I use a lot of gel stains- only time I ever had problem is if the stain had not completely cured before application of clear. Sometimes gels take a couple days because they are heavier bodied than a normal penetrating stain. If it were cold or high humidity at time, that would add to the delay in cure.

The other thing is that it's possible that it was finished inside with clear lacquer over under cured gel stain which would lead to this as well.

I don't have much info, but seems that could be where the problem lies...

Bay Area Painting Contractor


----------



## Kent Whitten (Mar 24, 2006)

I read some of your initial posts about this....way back before this thread. Except for the bold print post, I'd say everyone welcomed you and was helpful. You did your initial posts on the end of someone elses that had nothing to do with your situation, so they were ignored because they were off topic.

Now, some did poke fun at your 3 bold print posts in a row, all saying the same thing.....I'm not sure how you think people would really truly react to this, I mean it *is* kinda funny, but I didn't see any mean spirited jokes. I think they were all just poking a little fun and now you seem to be offended by the poking. 

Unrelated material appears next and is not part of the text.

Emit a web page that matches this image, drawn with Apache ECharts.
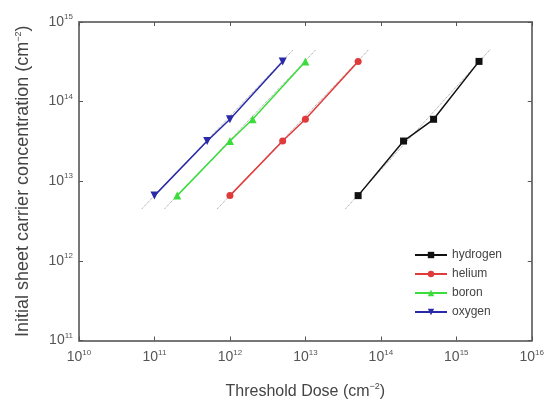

I think we all have made a few posting snafu's in our time, just roll with the punches dude. Really, how's anyone to know what you're wiping off, if it's moisture or something else. I have seen the inside of a house fog up like you said because the brick mason used full strength muriatic acid on the inside of the house. That's a possibility, but so are a dozen or two others. Without accurate details or pictures or something....we're not mindreaders...we can only give a semi educated guess or poke fun.


----------



## [email protected] (Jul 29, 2007)

*hazing door*

It sounds like laquer blushing. It was done on a damp day probably. To test this apply an area of laquer thinner on the door if it goes away that is the problem. To solve the problem re-laquer the door on a dry day. Or worst case(as a last resort) strip the door and redo. Mike in Moab PS:Also it could be a poor quality waterborne poly. But that would look milky in the corners where it collects.


----------



## MakDeco (Jan 17, 2007)

Therma tru doors, if you used there kit it comes with waterborne clear and a oil base stain, if thats the case I would say to that maybe the stain was not cured prior to the waterborne product being put on it. Pics would help.


----------



## SalG (Dec 23, 2010)

[email protected] said:


> It sounds like laquer blushing. It was done on a damp day probably. To test this apply an area of laquer thinner on the door if it goes away that is the problem. To solve the problem re-laquer the door on a dry day. Or worst case(as a last resort) strip the door and redo. Mike in Moab PS:Also it could be a poor quality waterborne poly. But that would look milky in the corners where it collects.


+1 on Mike's assessment. Lacquer blushes in such a fashion . . . when applied on a cold, humid day . . . the humidity gets trapped under the outermost surface which cures before the humidity can evaporate. A LIGHT swipe with lacquer thinner on a rag can cure this, but wipe lightly and briskly, if you rag is too wet or sits on the surface even a short while (a slow, hard wipe), you can risk leaving a blemish and damaging the continuity of the finish . . .


----------



## pinwheel (Dec 7, 2009)

SalG said:


> +1 on Mike's assessment. Lacquer blushes in such a fashion . . . when applied on a cold, humid day . . . the humidity gets trapped under the outermost surface which cures before the humidity can evaporate. A LIGHT swipe with lacquer thinner on a rag can cure this, but wipe lightly and briskly, if you rag is too wet or sits on the surface even a short while (a slow, hard wipe), you can risk leaving a blemish and damaging the continuity of the finish . . .



I"ll add that if it is laquer, another top coat under low humidity conditions will also release the moisture. Or for that matter, a cup filled with laquer thinner & a light spray will reactivate the laquer & let the moisture release.


----------



## Dorman Painting (May 2, 2006)

I'll add a very simple yet probable possibility to what happened. I'll bet the can of clear coat was shaken violently before being applied. Lots of HO and even painters don't know that you NEVER shake a clear coat product, always stir with a paint stick. That very well may be your culprit, or over brushing. 

Shaking a clear coat can easily produce this haze and over brushing can too.


----------



## dakzaag (Jan 6, 2009)

It could be this problem has been solved...



The OP was over three years ago...:whistling


I'm just saying....:laughing::laughing:


----------